===== GIVEN INFORMATION =====
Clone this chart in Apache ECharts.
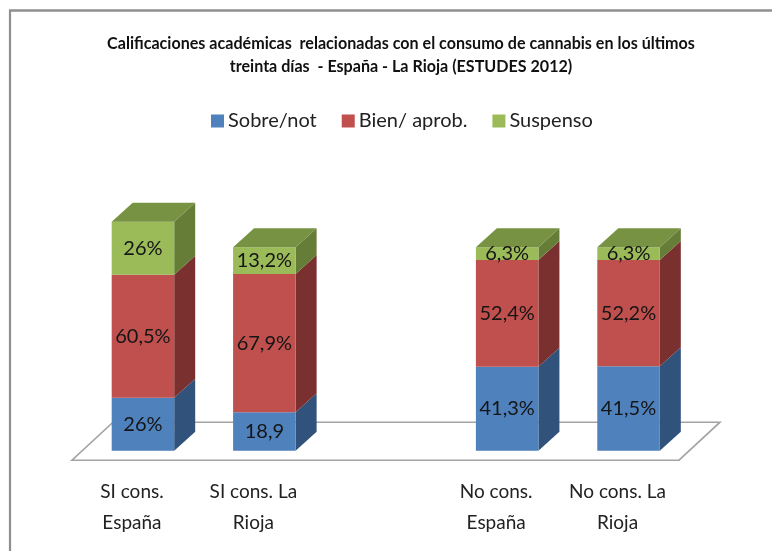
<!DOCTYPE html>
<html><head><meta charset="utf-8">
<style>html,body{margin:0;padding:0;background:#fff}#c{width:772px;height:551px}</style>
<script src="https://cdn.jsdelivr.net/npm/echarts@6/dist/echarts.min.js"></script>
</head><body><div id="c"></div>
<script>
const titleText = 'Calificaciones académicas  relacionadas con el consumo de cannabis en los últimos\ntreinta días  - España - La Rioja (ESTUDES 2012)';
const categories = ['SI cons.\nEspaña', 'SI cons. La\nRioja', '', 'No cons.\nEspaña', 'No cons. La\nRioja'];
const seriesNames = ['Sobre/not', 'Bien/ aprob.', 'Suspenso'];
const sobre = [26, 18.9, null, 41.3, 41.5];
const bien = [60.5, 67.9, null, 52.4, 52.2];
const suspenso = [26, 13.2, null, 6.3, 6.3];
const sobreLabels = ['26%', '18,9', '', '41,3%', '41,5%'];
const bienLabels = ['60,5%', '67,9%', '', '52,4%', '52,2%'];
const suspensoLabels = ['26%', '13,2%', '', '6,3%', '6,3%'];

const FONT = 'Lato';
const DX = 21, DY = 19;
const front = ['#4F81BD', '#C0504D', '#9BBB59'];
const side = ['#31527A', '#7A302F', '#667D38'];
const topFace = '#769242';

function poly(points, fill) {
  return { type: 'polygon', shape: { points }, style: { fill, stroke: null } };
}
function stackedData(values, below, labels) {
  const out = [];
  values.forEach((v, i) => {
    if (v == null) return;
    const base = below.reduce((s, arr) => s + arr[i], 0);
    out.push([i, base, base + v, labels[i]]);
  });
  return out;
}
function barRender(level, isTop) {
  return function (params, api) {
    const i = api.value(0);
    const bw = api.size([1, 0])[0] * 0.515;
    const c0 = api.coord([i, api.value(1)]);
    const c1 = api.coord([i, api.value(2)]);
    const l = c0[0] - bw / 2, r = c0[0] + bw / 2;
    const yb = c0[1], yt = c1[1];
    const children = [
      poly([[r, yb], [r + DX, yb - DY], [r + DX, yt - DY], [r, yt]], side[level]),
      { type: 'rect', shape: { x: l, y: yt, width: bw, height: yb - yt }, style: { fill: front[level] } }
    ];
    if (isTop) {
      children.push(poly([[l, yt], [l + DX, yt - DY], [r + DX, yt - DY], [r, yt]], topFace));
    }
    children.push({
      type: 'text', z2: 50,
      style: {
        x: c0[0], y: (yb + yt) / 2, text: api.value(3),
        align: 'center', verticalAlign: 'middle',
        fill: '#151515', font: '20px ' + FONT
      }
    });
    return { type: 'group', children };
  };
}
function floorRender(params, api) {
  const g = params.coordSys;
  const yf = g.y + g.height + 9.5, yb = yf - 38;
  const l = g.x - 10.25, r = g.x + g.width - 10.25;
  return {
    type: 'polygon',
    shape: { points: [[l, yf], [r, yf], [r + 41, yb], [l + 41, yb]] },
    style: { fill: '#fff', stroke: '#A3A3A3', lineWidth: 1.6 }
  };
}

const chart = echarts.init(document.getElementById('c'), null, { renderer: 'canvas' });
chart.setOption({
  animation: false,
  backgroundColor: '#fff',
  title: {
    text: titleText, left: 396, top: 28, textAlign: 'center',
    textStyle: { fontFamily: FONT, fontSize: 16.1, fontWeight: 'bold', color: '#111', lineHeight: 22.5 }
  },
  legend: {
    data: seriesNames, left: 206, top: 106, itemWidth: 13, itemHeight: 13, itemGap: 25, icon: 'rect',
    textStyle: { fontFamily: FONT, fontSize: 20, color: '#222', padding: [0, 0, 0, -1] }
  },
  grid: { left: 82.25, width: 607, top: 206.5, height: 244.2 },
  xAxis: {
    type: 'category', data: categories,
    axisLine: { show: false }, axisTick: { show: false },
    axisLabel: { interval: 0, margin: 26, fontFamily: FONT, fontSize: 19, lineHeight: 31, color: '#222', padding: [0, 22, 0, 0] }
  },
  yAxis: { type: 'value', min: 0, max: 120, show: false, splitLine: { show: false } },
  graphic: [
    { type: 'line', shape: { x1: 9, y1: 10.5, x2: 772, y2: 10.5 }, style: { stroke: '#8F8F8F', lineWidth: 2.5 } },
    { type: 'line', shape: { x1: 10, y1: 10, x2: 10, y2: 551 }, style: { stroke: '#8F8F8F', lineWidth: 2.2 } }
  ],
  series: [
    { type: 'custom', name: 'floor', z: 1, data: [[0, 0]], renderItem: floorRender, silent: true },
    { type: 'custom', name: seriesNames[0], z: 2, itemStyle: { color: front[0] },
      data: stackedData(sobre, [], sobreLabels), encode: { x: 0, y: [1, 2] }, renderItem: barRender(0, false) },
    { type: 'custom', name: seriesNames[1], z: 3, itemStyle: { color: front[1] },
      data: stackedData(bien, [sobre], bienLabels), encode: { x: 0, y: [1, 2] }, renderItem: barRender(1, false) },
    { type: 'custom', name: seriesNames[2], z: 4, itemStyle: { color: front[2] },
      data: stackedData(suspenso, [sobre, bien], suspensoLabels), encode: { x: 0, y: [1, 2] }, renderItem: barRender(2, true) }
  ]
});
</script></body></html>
=====
WRITTEN REQUEST: Restate the whole listing above exactly, please, omitting every image.

TASK SOLUTION:
Clone this chart in Apache ECharts.
<!DOCTYPE html>
<html><head><meta charset="utf-8">
<style>html,body{margin:0;padding:0;background:#fff}#c{width:772px;height:551px}</style>
<script src="https://cdn.jsdelivr.net/npm/echarts@6/dist/echarts.min.js"></script>
</head><body><div id="c"></div>
<script>
const titleText = 'Calificaciones académicas  relacionadas con el consumo de cannabis en los últimos\ntreinta días  - España - La Rioja (ESTUDES 2012)';
const categories = ['SI cons.\nEspaña', 'SI cons. La\nRioja', '', 'No cons.\nEspaña', 'No cons. La\nRioja'];
const seriesNames = ['Sobre/not', 'Bien/ aprob.', 'Suspenso'];
const sobre = [26, 18.9, null, 41.3, 41.5];
const bien = [60.5, 67.9, null, 52.4, 52.2];
const suspenso = [26, 13.2, null, 6.3, 6.3];
const sobreLabels = ['26%', '18,9', '', '41,3%', '41,5%'];
const bienLabels = ['60,5%', '67,9%', '', '52,4%', '52,2%'];
const suspensoLabels = ['26%', '13,2%', '', '6,3%', '6,3%'];

const FONT = 'Lato';
const DX = 21, DY = 19;
const front = ['#4F81BD', '#C0504D', '#9BBB59'];
const side = ['#31527A', '#7A302F', '#667D38'];
const topFace = '#769242';

function poly(points, fill) {
  return { type: 'polygon', shape: { points }, style: { fill, stroke: null } };
}
function stackedData(values, below, labels) {
  const out = [];
  values.forEach((v, i) => {
    if (v == null) return;
    const base = below.reduce((s, arr) => s + arr[i], 0);
    out.push([i, base, base + v, labels[i]]);
  });
  return out;
}
function barRender(level, isTop) {
  return function (params, api) {
    const i = api.value(0);
    const bw = api.size([1, 0])[0] * 0.515;
    const c0 = api.coord([i, api.value(1)]);
    const c1 = api.coord([i, api.value(2)]);
    const l = c0[0] - bw / 2, r = c0[0] + bw / 2;
    const yb = c0[1], yt = c1[1];
    const children = [
      poly([[r, yb], [r + DX, yb - DY], [r + DX, yt - DY], [r, yt]], side[level]),
      { type: 'rect', shape: { x: l, y: yt, width: bw, height: yb - yt }, style: { fill: front[level] } }
    ];
    if (isTop) {
      children.push(poly([[l, yt], [l + DX, yt - DY], [r + DX, yt - DY], [r, yt]], topFace));
    }
    children.push({
      type: 'text', z2: 50,
      style: {
        x: c0[0], y: (yb + yt) / 2, text: api.value(3),
        align: 'center', verticalAlign: 'middle',
        fill: '#151515', font: '20px ' + FONT
      }
    });
    return { type: 'group', children };
  };
}
function floorRender(params, api) {
  const g = params.coordSys;
  const yf = g.y + g.height + 9.5, yb = yf - 38;
  const l = g.x - 10.25, r = g.x + g.width - 10.25;
  return {
    type: 'polygon',
    shape: { points: [[l, yf], [r, yf], [r + 41, yb], [l + 41, yb]] },
    style: { fill: '#fff', stroke: '#A3A3A3', lineWidth: 1.6 }
  };
}

const chart = echarts.init(document.getElementById('c'), null, { renderer: 'canvas' });
chart.setOption({
  animation: false,
  backgroundColor: '#fff',
  title: {
    text: titleText, left: 396, top: 28, textAlign: 'center',
    textStyle: { fontFamily: FONT, fontSize: 16.1, fontWeight: 'bold', color: '#111', lineHeight: 22.5 }
  },
  legend: {
    data: seriesNames, left: 206, top: 106, itemWidth: 13, itemHeight: 13, itemGap: 25, icon: 'rect',
    textStyle: { fontFamily: FONT, fontSize: 20, color: '#222', padding: [0, 0, 0, -1] }
  },
  grid: { left: 82.25, width: 607, top: 206.5, height: 244.2 },
  xAxis: {
    type: 'category', data: categories,
    axisLine: { show: false }, axisTick: { show: false },
    axisLabel: { interval: 0, margin: 26, fontFamily: FONT, fontSize: 19, lineHeight: 31, color: '#222', padding: [0, 22, 0, 0] }
  },
  yAxis: { type: 'value', min: 0, max: 120, show: false, splitLine: { show: false } },
  graphic: [
    { type: 'line', shape: { x1: 9, y1: 10.5, x2: 772, y2: 10.5 }, style: { stroke: '#8F8F8F', lineWidth: 2.5 } },
    { type: 'line', shape: { x1: 10, y1: 10, x2: 10, y2: 551 }, style: { stroke: '#8F8F8F', lineWidth: 2.2 } }
  ],
  series: [
    { type: 'custom', name: 'floor', z: 1, data: [[0, 0]], renderItem: floorRender, silent: true },
    { type: 'custom', name: seriesNames[0], z: 2, itemStyle: { color: front[0] },
      data: stackedData(sobre, [], sobreLabels), encode: { x: 0, y: [1, 2] }, renderItem: barRender(0, false) },
    { type: 'custom', name: seriesNames[1], z: 3, itemStyle: { color: front[1] },
      data: stackedData(bien, [sobre], bienLabels), encode: { x: 0, y: [1, 2] }, renderItem: barRender(1, false) },
    { type: 'custom', name: seriesNames[2], z: 4, itemStyle: { color: front[2] },
      data: stackedData(suspenso, [sobre, bien], suspensoLabels), encode: { x: 0, y: [1, 2] }, renderItem: barRender(2, true) }
  ]
});
</script></body></html>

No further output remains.